To say we know anything about God is presumptuous some suggest. Wouldn’t it be better to admit just how little we know? Turning to Augustine, some even seek an ally, for, as he wrote:
We are speaking of God. Is it any wonder if you do not comprehend? For if you comprehend, it is not God you comprehend. Let it be a pious confession of ignorance rather than a rash profession of knowledge. To attain some slight knowledge of God is a great blessing; to comprehend him, however, is totally impossible.[1. Augustine, Lectures on the Gospel of John, as quoted in Reformed Dogmatics, vol 2, 48]
But is Augustine truly an ally—is he the undoer of their arguments? For to be sure, one who would argue that we can exhaustively know God’s thoughts and intentions, his character and his being… those who suggest such things are speaking too quickly (and foolishly).
But a lack of comprehension—our inability to fully and exhaustively know God—does not mean we cannot know something. Remember that, even as Augustine said it is impossible to comprehend him, “to attain some slight knowledge of God is a great blessing.” Which means: there is something of God that is knowable.
What Augustine reminds us of is our ability to apprehend God. To grasp something of him. And certainly, this is no arrogant thing to say, for God desires for us to know him. Were that not the case, he would not have revealed himself to us, in creation, in his written Word, and most fully in the person of Jesus Christ.
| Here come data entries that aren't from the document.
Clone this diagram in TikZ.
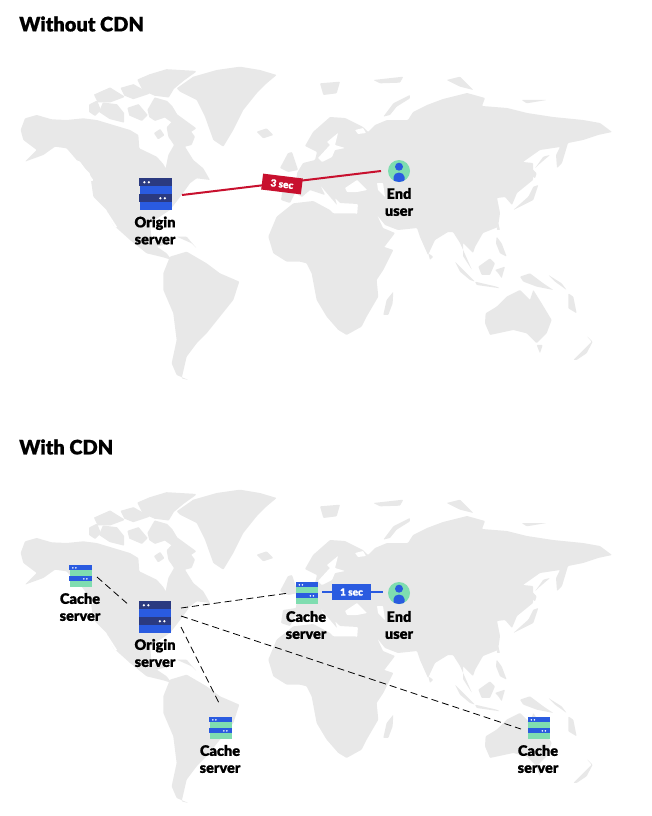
\documentclass[tikz,border=0pt]{standalone}
\usepackage{fontspec}
\setmainfont{Lato Black}[FakeBold=0.6]
\definecolor{land}{HTML}{E8E8E8}
\definecolor{hblue}{HTML}{2A5BE0}
\definecolor{hnavy}{HTML}{2B3A80}
\definecolor{hgreen}{HTML}{7FDDB0}
\definecolor{hred}{HTML}{C8102E}
\tikzset{
 ld/.style={fill=land,draw=none,rounded corners=0.8pt},
 lb/.style={fill=land,draw=land,line width=1.6pt,line join=round},
 wt/.style={fill=white,draw=none,rounded corners=0.6pt},
 lbl/.style={align=center,font=\fontsize{14.5}{17}\selectfont,text=black,inner sep=0pt},
 ttl/.style={anchor=west,font=\fontsize{20}{24}\selectfont,text=black,inner sep=0pt},
 dashline/.style={draw=black,line width=0.8pt,dash pattern=on 7pt off 4pt},
 zone/.style={x=0.3333pt,y=-0.3333pt}
}
\newcommand{\worldmap}{%
% Zoom-1 coordinates: Americas, Greenland, Africa
\begin{scope}[shift={(0,40)},zone]
\path[ld] (62,270)--(75,235)--(110,225)--(155,238)--(200,240)--(250,235)--(290,240)--(340,255)--(390,270)--(415,285)--(418,325)--(470,350)--(490,372)--(497,385)--(505,345)--(522,315)--(505,290)--(500,262)--(520,240)--(555,250)--(585,290)--(575,315)--(555,320)--(580,360)--(610,385)--(630,420)--(590,415)--(570,430)--(545,465)--(510,510)--(450,550)--(455,600)--(510,610)--(470,620)--(500,640)--(515,660)--(490,652)--(440,640)--(390,600)--(340,555)--(320,510)--(280,470)--(270,400)--(230,360)--(200,325)--(165,320)--(130,345)--(75,365)--(110,330)--(70,300)--cycle;
\path[wt] (228,360)--(240,365)--(280,420)--(275,425)--cycle;
\path[wt] (315,515)--(325,520)--(352,562)--(345,562)--cycle;
\path[ld] (530,145)--(580,110)--(650,90)--(720,80)--(780,90)--(830,105)--(800,130)--(770,160)--(730,210)--(700,270)--(670,320)--(640,300)--(615,230)--(590,180)--(540,155)--cycle;
\path[ld] (770,275)--(800,265)--(820,285)--(790,295)--cycle;
\path[ld] (530,590)--(560,590)--(590,625)--(575,610)--cycle;
\path[ld] (490,700)--(510,650)--(560,635)--(620,670)--(660,700)--(718,725)--(700,780)--(660,830)--(620,880)--(590,910)--(560,950)--(545,1015)--(565,1020)--(530,1005)--(515,970)--(530,900)--(520,820)--(490,750)--cycle;
\path[ld] (805,590)--(830,530)--(880,490)--(940,483)--(990,510)--(1000,520)--(1065,520)--(1095,530)--(1135,615)--(1180,630)--(1150,690)--(1130,720)--(1135,770)--(1100,830)--(1085,860)--(1040,885)--(1015,870)--(980,830)--(950,780)--(935,700)--(920,670)--(900,665)--(860,665)--(820,640)--cycle;
\path[ld] (1150,825)--(1160,780)--(1180,755)--(1178,790)--(1165,825)--cycle;
\end{scope}
% Zoom-6 coordinates: Arctic Canada
\begin{scope}[shift={(80,60)},zone]
\path[lb] (175,60)--(210,45)--(260,30)--(345,35)--(310,60)--(280,85)--(265,110)--(225,105)--(190,90)--cycle;
\path[lb] (205,150)--(225,115)--(260,125)--(275,140)--(290,165)--(345,205)--(330,215)--(290,195)--(255,170)--(225,180)--(210,170)--cycle;
\path[lb] (145,145)--(175,135)--(200,165)--(185,180)--(150,165)--cycle;
\path[lb] (30,135)--(50,125)--(60,150)--(45,165)--(30,155)--cycle;
\path[lb] (70,130)--(110,135)--(130,160)--(130,185)--(90,175)--(60,155)--cycle;
\path[lb] (45,105)--(90,85)--(130,110)--(90,125)--(55,125)--cycle;
\path[lb] (125,85)--(160,75)--(205,100)--(160,115)--(135,105)--cycle;
\path[lb] (225,220)--(240,210)--(250,225)--(235,235)--cycle;
\end{scope}
% Eurasia in picture pixels
\path[ld] (281,200)--(283,187)--(296,185)--(297,173)--(303,163)--(315,160)--(317,152)--(305,146)--(313,132)--(330,117)--(345,118)--(363,127)--(368,132)--(375,125)--(387,120)--(408,120)--(413,112)--(427,105)--(443,99)--(467,93)--(485,98)--(482,106)--(507,108)--(527,113)--(553,117)--(583,120)--(600,123)--(612,132)--(598,135)--(583,140)--(568,143)--(562,163)--(557,168)--(556,155)--(560,147)--(540,150)--(523,162)--(533,163)--(533,180)--(517,193)--(512,205)--(505,197)--(497,198)--(500,213)--(498,227)--(483,233)--(475,247)--(473,253)--(463,243)--(463,256)--(472,270)--(460,243)--(453,232)--(448,232)--(435,240)--(428,255)--(420,237)--(417,228)--(398,230)--(385,225)--(377,215)--(383,228)--(395,233)--(382,250)--(370,247)--(357,216)--(358,204)--(340,203)--(335,198)--(337,205)--(331,198)--(320,185)--(325,195)--(310,190)--(302,197)--(295,193)--(290,203)--cycle;
\path[wt] (330,145)--(327,142)--(338,133)--(335,145)--(345,148)--(335,150)--(332,157)--(322,162)--(318,158)--cycle;
\path[wt] (345,188)--(357,180)--(367,190)--(357,192)--(347,192)--cycle;
\path[wt] (377,183)--(383,183)--(385,197)--(378,190)--cycle;
\path[wt] (355,130)--(363,128)--(366,133)--(358,134)--cycle;
\path[ld] (280,168)--(288,153)--(292,152)--(298,170)--(288,172)--cycle;
% Zoom-2 coordinates: islands, Australia
\begin{scope}[shift={(320,40)},zone]
\path[ld] (497,820)--(530,800)--(560,770)--(600,750)--(630,780)--(640,750)--(665,790)--(695,840)--(680,880)--(650,910)--(620,880)--(580,870)--(510,885)--(495,850)--cycle;
\path[ld] (650,915)--(668,915)--(660,940)--cycle;
\path[ld] (760,960)--(790,930)--(815,905)--(800,888)--(818,905)--(800,940)--(770,960)--cycle;
\path[ld] (405,665)--(430,690)--(465,725)--(450,720)--(420,695)--cycle;
\path[ld] (465,725)--(530,740)--(540,745)--(470,735)--cycle;
\path[ld] (475,680)--(510,655)--(525,670)--(510,705)--(485,705)--cycle;
\path[ld] (525,690)--(555,680)--(545,715)--(535,700)--cycle;
\path[ld] (600,710)--(630,700)--(670,730)--(700,750)--(650,740)--(610,725)--cycle;
\path[ld] (530,590)--(545,610)--(560,650)--(540,640)--(528,610)--cycle;
\path[ld] (580,510)--(625,470)--(640,440)--(655,435)--(640,480)--(590,505)--cycle;
\path[ld] (635,385)--(650,400)--(645,415)--(632,405)--cycle;
\path[ld] (535,550)--(540,570)--(530,570)--cycle;
\path[ld] (325,640)--(340,650)--(330,660)--cycle;
\path[ld] (190,230)--(220,190)--(270,165)--(270,175)--(230,200)--(210,225)--cycle;
\path[ld] (0,130)--(60,125)--(50,160)--(10,165)--cycle;
\path[ld] (160,120)--(250,110)--(240,128)--(180,130)--cycle;
\path[ld] (380,120)--(420,110)--(460,150)--(420,140)--cycle;
\path[ld] (605,180)--(680,180)--(620,190)--cycle;
\path[ld] (745,760)--(760,770)--(770,820)--(745,805)--cycle;
\path[ld] (685,705)--(725,730)--(740,750)--(705,725)--cycle;
\path[ld] (645,385)--(670,350)--(690,345)--(655,375)--cycle;
\end{scope}
}
\newcommand{\serverIcon}[6]{% name, x, y, size, band A, band B
\node[rectangle,draw=none,fill=#6,minimum size=#4pt,inner sep=0pt] (#1) at (#2,#3) {};
\fill[#5] (#1.north west) rectangle ([yshift=-#4*0.25pt]#1.north east);
\fill[#5] ([yshift=-#4*0.5pt]#1.north west) rectangle ([yshift=-#4*0.75pt]#1.north east);
\fill[white] ([xshift=#4*0.16pt,yshift=-#4*0.14pt]#1.north west) circle (#4*0.04pt);
\fill[white] ([xshift=#4*0.3pt,yshift=-#4*0.14pt]#1.north west) circle (#4*0.04pt);
\fill[white] ([xshift=#4*0.66pt,yshift=-#4*0.64pt]#1.north west) circle (#4*0.04pt);
\fill[white] ([xshift=#4*0.8pt,yshift=-#4*0.64pt]#1.north west) circle (#4*0.04pt);
}
\newcommand{\userIcon}[3]{% name, x, y
\node[circle,fill=hgreen,minimum size=22pt,inner sep=0pt] (#1) at (#2,#3) {};
\fill[hblue] ([yshift=4.3pt]#1.center) circle (4pt);
\begin{scope}
\clip (#1.center) circle (11pt);
\fill[hblue] ([yshift=-11pt,xshift=-5.5pt]#1.center) -- ([yshift=-6pt,xshift=-5.5pt]#1.center) arc (180:0:5.5pt and 4.5pt) -- ([yshift=-11pt,xshift=5.5pt]#1.center) -- cycle;
\end{scope}
}
\begin{document}
\begin{tikzpicture}[x=1pt,y=-1pt]
\useasboundingbox (0,0) rectangle (651,816);
\fill[white] (0,0) rectangle (651,816);
\worldmap
\begin{scope}[shift={(0,423)}]\worldmap\end{scope}
\node[ttl] (t1) at (19,24) {Without CDN};
\node[ttl] (t2) at (19,447) {With CDN};
% top
\serverIcon{o1}{155.5}{194}{32}{hnavy}{hblue}
\userIcon{u1}{399}{171}
\node[lbl] (o1t) at (155,230.5) {Origin\\server};
\node[lbl] (u1t) at (399,202) {End\\user};
\coordinate (a1) at (182,195);
\coordinate (b1) at (381,171);
\draw[hred,line width=2pt] (a1) -- (b1);
\node[fill=hred,text=white,rotate=-7,minimum width=40pt,minimum height=16pt,inner sep=0pt,font=\fontsize{10}{12}\selectfont] (l1) at (282,184) {3 sec};
% bottom
\serverIcon{o2}{155}{617}{32}{hnavy}{hblue}
\node[lbl] (o2t) at (155,653) {Origin\\server};
\serverIcon{c1}{80.5}{576}{22}{hblue}{hgreen}
\node[lbl] (c1t) at (80,607) {Cache\\server};
\serverIcon{c2}{307}{593}{22}{hblue}{hgreen}
\node[lbl] (c2t) at (306,625) {Cache\\server};
\serverIcon{c3}{220.5}{728}{22}{hblue}{hgreen}
\node[lbl] (c3t) at (220,759) {Cache\\server};
\serverIcon{c4}{539}{728}{22}{hblue}{hgreen}
\node[lbl] (c4t) at (538,759) {Cache\\server};
\userIcon{u2}{399}{593}
\node[lbl] (u2t) at (399,625) {End\\user};
\coordinate (d1a) at (97,577); \coordinate (d1b) at (130,606);
\coordinate (d2a) at (181,608); \coordinate (d2b) at (289,593);
\coordinate (d3a) at (181,616); \coordinate (d3b) at (521,729);
\coordinate (d4a) at (181,627); \coordinate (d4b) at (220,705);
\draw[dashline] (d1a) -- (d1b);
\draw[dashline] (d2a) -- (d2b);
\draw[dashline] (d3a) -- (d3b);
\draw[dashline] (d4a) -- (d4b);
\coordinate (e1) at (322,592); \coordinate (e2) at (383,592);
\draw[hblue,line width=2pt] (e1) -- (e2);
\node[fill=hblue,text=white,minimum width=39pt,minimum height=16pt,inner sep=0pt,font=\fontsize{10}{12}\selectfont] (l2) at (351.5,592) {1 sec};
\end{tikzpicture}
\end{document}
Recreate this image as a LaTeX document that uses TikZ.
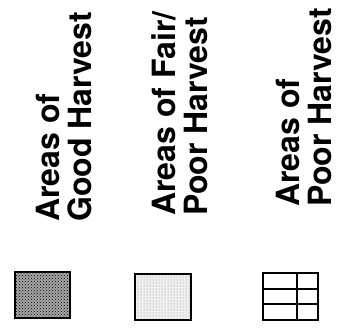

In creation, we see God’s creativity, his love of beauty, his precision and attention to detail, among other things. In the Bible, we are given his character and declared will, his plans and purposes for this world and its inhabitants. And in Jesus, we see all of what has been known of God in the abstract—his justice and mercy, compassion and commandments—most fully and tangibly expressed. Do we understand it all fully? Of course not. It is far too much for us. But to grasp something of God—to begin to understand what he reveals to us—is a great blessing indeed.